┌─ Dataset content

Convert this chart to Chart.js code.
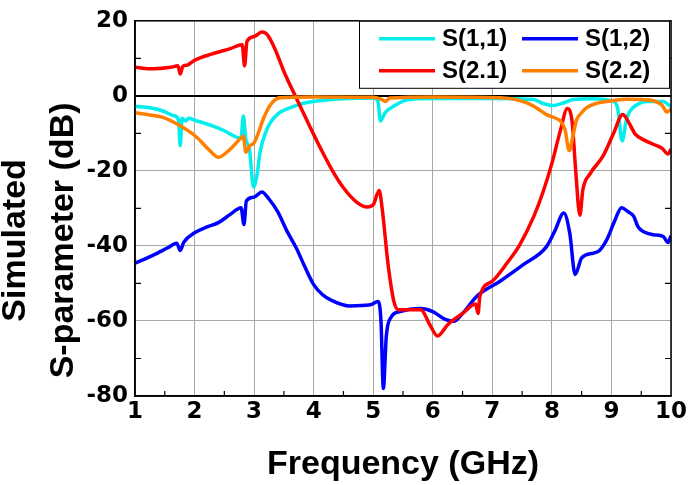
<!DOCTYPE html>
<html><head><meta charset="utf-8">
<script src="https://cdn.jsdelivr.net/npm/chart.js@4.4.1/dist/chart.umd.min.js"></script>
<style>html,body{margin:0;padding:0;background:#fff;}</style>
</head><body>
<canvas id="c" width="690" height="485"></canvas>
<script>
// ---- data ----
const seriesLabels = ['S(1,1)', 'S(1,2)', 'S(2.1)', 'S(2.2)'];
const seriesColors = ['#00eeee', '#0000ff', '#ff0000', '#ff8000'];
const xTicks = [1,2,3,4,5,6,7,8,9,10];
const yTicks = [-80,-60,-40,-20,0,20];
const xTitle = 'Frequency (GHz)';
const yTitle = ['Simulated', 'S-parameter (dB)'];

const s11Freq = [1.0,1.25,1.48,1.65,1.73,1.76,1.79,1.85,1.9,2.0,2.3,2.5,2.7,2.78,2.82,2.86,2.92,2.99,3.05,3.1,3.2,3.27,3.4,3.6,3.8,3.99,4.5,5.0,5.08,5.12,5.2,5.34,5.56,6.0,7.0,7.69,7.85,8.02,8.19,8.36,8.7,9.0,9.1,9.18,9.25,9.31,9.45,9.59,9.87,9.95,10.0];
const s11Vals = [-2.8,-3.2,-4.1,-5.3,-6.3,-13.3,-6.0,-6.7,-6.0,-6.5,-8.0,-9.3,-11.0,-11.2,-5.4,-11.6,-14,-24.3,-21,-15,-9.5,-7.2,-4.8,-3.2,-2.1,-1.5,-0.8,-0.6,-1.5,-6.7,-4.5,-2.8,-1.1,-0.7,-0.7,-1.0,-2.0,-2.6,-1.9,-1.0,-0.8,-1.3,-3,-12,-6.5,-4.1,-2.2,-1.5,-1.5,-2.3,-2.8];

const s12Freq = [1.0,1.3,1.55,1.7,1.76,1.82,2.0,2.2,2.4,2.6,2.78,2.83,2.87,3.0,3.13,3.25,3.4,3.55,3.71,3.85,4.0,4.15,4.3,4.6,4.95,5.08,5.13,5.17,5.22,5.3,5.45,5.79,6.0,6.2,6.35,6.5,6.74,7.13,7.52,7.91,8.05,8.2,8.3,8.39,8.5,8.7,8.8,8.92,9.05,9.17,9.28,9.37,9.45,9.54,9.7,9.87,9.95,10.0];
const s12Vals = [-44.6,-42.5,-40.5,-39.3,-41.2,-39.0,-36.5,-35,-33.8,-31.6,-29.8,-34.3,-28.0,-27,-25.6,-27.5,-31,-36,-40.6,-45.5,-50.3,-53,-54.5,-56,-55.7,-54.8,-60,-78,-64,-59,-57.5,-56.7,-57.5,-59.5,-60.1,-58,-53.4,-49.4,-45,-40.2,-36,-31.2,-36.6,-47.6,-43.2,-41.9,-41.2,-38.4,-33.5,-29.8,-30.9,-32,-35,-36.2,-37,-37.5,-39.1,-37.3];

const s21Freq = [1.0,1.3,1.6,1.72,1.76,1.8,1.88,2.0,2.3,2.6,2.8,2.84,2.88,3.0,3.13,3.22,3.35,3.5,3.69,3.9,4.1,4.3,4.5,4.72,4.9,5.0,5.1,5.15,5.25,5.35,5.42,5.8,5.95,6.08,6.25,6.5,6.72,6.76,6.79,7.0,7.25,7.46,7.7,7.85,8.0,8.14,8.26,8.34,8.4,8.47,8.52,8.64,8.86,9.03,9.19,9.28,9.4,9.55,9.7,9.85,9.95,10.0];
const s21Vals = [7.6,7.2,7.6,8.0,5.8,7.8,8.2,9.5,11.2,12.6,13.6,8.0,14.5,15.8,17.0,16.3,12.5,6.5,0,-7,-13.5,-19.5,-24.5,-28.3,-29.6,-29,-25.2,-30,-45,-55,-57,-57,-61,-64,-61,-58,-55.5,-58,-53.5,-49.4,-44.5,-39.7,-32,-25.7,-18,-9.4,-3.4,-7,-20,-31.8,-25,-20.8,-16,-10.2,-5,-6.8,-10.2,-11.8,-12.9,-14,-15.5,-14.2];

const s22Freq = [1.0,1.25,1.48,1.76,2.04,2.25,2.4,2.6,2.79,2.82,2.86,2.93,3.0,3.08,3.15,3.25,3.32,3.43,4.0,5.0,5.15,5.2,5.28,6.0,7.13,7.4,7.58,7.75,7.91,8.05,8.14,8.22,8.29,8.35,8.41,8.5,8.58,8.75,8.92,9.25,9.5,9.7,9.85,9.93,10.0];
const s22Vals = [-4.5,-5.1,-5.8,-8.0,-11.1,-14.5,-16.4,-14.2,-11.1,-10.8,-15,-13.3,-12.5,-9.5,-6.3,-3,-1.5,-0.5,-0.3,-0.4,-1.0,-1.5,-0.6,-0.3,-0.5,-1.0,-1.9,-3.3,-5.0,-5.9,-6.7,-9,-14.6,-11,-6.6,-4.5,-3.2,-2.0,-1.5,-0.9,-1.0,-1.3,-2.5,-4.3,-3.5];

function pts(f, v) { return f.map((x, i) => ({ x: x, y: v[i] })); }

const freqs = [s11Freq, s12Freq, s21Freq, s22Freq];
const vals = [s11Vals, s12Vals, s21Vals, s22Vals];
const drawOrder = [4, 3, 2, 1];

const datasets = seriesLabels.map((lab, i) => ({
  label: lab,
  data: pts(freqs[i], vals[i]),
  borderColor: seriesColors[i],
  backgroundColor: seriesColors[i],
  borderWidth: 3.5,
  pointRadius: 0,
  fill: false,
  cubicInterpolationMode: 'monotone',
  order: drawOrder[i]
}));

const tickFont = { family: 'DejaVu Sans', weight: 'bold', size: 23 };
const titleFontStr = 'bold 34px "Liberation Sans", Arial, sans-serif';

const decorPlugin = {
  id: 'decor',
  afterDatasetsDraw(chart) {
    const ctx = chart.ctx;
    const a = chart.chartArea;
    const xs = chart.scales.x, ys = chart.scales.y;
    ctx.save();
    // inner ticks
    ctx.strokeStyle = '#000';
    ctx.lineWidth = 1.2;
    ctx.beginPath();
    for (let v = 1.5; v < 10; v += 1) {
      const px = xs.getPixelForValue(v);
      ctx.moveTo(px, a.bottom); ctx.lineTo(px, a.bottom - 5);
    }
    for (let v = -70; v < 20; v += 20) {
      const py = ys.getPixelForValue(v);
      ctx.moveTo(a.left, py); ctx.lineTo(a.left + 6, py);
      ctx.moveTo(a.right, py); ctx.lineTo(a.right - 6, py);
    }
    ctx.stroke();
    // frame
    ctx.lineWidth = 1.5;
    ctx.strokeRect(a.left, a.top, a.right - a.left, a.bottom - a.top);

    // legend box
    const bx = a.right - 312, by = a.top, bw = 310, bh = 67;
    ctx.fillStyle = '#fff';
    ctx.fillRect(bx, by, bw, bh);
    ctx.lineWidth = 1;
    ctx.strokeRect(bx + 0.5, by + 0.5, bw, bh);
    const rows = [by + 18, by + 50];
    const cols = [bx + 20, bx + 163];
    ctx.font = 'bold 24px "Liberation Sans", Arial, sans-serif';
    ctx.textBaseline = 'middle';
    ctx.textAlign = 'left';
    chart.data.datasets.forEach((ds, i) => {
      const cx = cols[i % 2], cy = rows[Math.floor(i / 2)];
      ctx.strokeStyle = ds.borderColor;
      ctx.lineWidth = 3.5;
      ctx.beginPath();
      ctx.moveTo(cx, cy); ctx.lineTo(cx + 56, cy);
      ctx.stroke();
      ctx.fillStyle = '#000';
      ctx.fillText(ds.label, cx + 63, cy + 1);
    });

    // y-axis title (two lines, rotated)
    const yc = (a.top + a.bottom) / 2 + 32;
    ctx.font = titleFontStr;
    ctx.fillStyle = '#000';
    ctx.textAlign = 'center';
    ctx.textBaseline = 'middle';
    const lineX = [16, 64];
    yTitle.forEach((t, i) => {
      ctx.save();
      ctx.translate(lineX[i], yc);
      ctx.rotate(-Math.PI / 2);
      ctx.fillText(t, 0, 0);
      ctx.restore();
    });
    ctx.restore();
  }
};

new Chart(document.getElementById('c'), {
  type: 'line',
  data: { datasets: datasets },
  options: {
    responsive: false,
    animation: false,
    layout: { padding: { left: 0, right: 19, top: 17, bottom: 0 } },
    plugins: { legend: { display: false }, tooltip: { enabled: false } },
    scales: {
      x: {
        type: 'linear', min: xTicks[0], max: xTicks[xTicks.length - 1],
        afterBuildTicks(s) { s.ticks = xTicks.map(v => ({ value: v })); },
        ticks: { font: tickFont, color: '#000', padding: 2, maxRotation: 0, autoSkip: false },
        grid: { color: '#a8a8a8', lineWidth: 1, drawTicks: false },
        border: { display: true, color: '#000', width: 1.5 },
        title: { display: true, text: xTitle, color: '#000',
                 font: { family: 'Liberation Sans', weight: 'bold', size: 34 },
                 padding: { top: 0, bottom: 0 } },
        afterFit(s) { s.height = 89; }
      },
      y: {
        type: 'linear', min: yTicks[0], max: yTicks[yTicks.length - 1],
        afterBuildTicks(s) { s.ticks = yTicks.map(v => ({ value: v })); },
        ticks: { font: tickFont, color: '#000', padding: 7, autoSkip: false },
        grid: {
          color: c => (c.tick && c.tick.value === 0) ? '#000' : '#a8a8a8',
          lineWidth: c => (c.tick && c.tick.value === 0) ? 2 : 1,
          drawTicks: false
        },
        border: { display: true, color: '#000', width: 1.5 },
        afterFit(s) { s.width = 135; }
      }
    }
  },
  plugins: [decorPlugin]
});
</script>
</body></html>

└─

Write out an exact copy of the listing, first line through the line containing "const yTitle = ['Simulated', 'S-parameter", with the pictures left out.

**Response below:**
Convert this chart to Chart.js code.
<!DOCTYPE html>
<html><head><meta charset="utf-8">
<script src="https://cdn.jsdelivr.net/npm/chart.js@4.4.1/dist/chart.umd.min.js"></script>
<style>html,body{margin:0;padding:0;background:#fff;}</style>
</head><body>
<canvas id="c" width="690" height="485"></canvas>
<script>
// ---- data ----
const seriesLabels = ['S(1,1)', 'S(1,2)', 'S(2.1)', 'S(2.2)'];
const seriesColors = ['#00eeee', '#0000ff', '#ff0000', '#ff8000'];
const xTicks = [1,2,3,4,5,6,7,8,9,10];
const yTicks = [-80,-60,-40,-20,0,20];
const xTitle = 'Frequency (GHz)';
const yTitle = ['Simulated', 'S-parameter (dB)'];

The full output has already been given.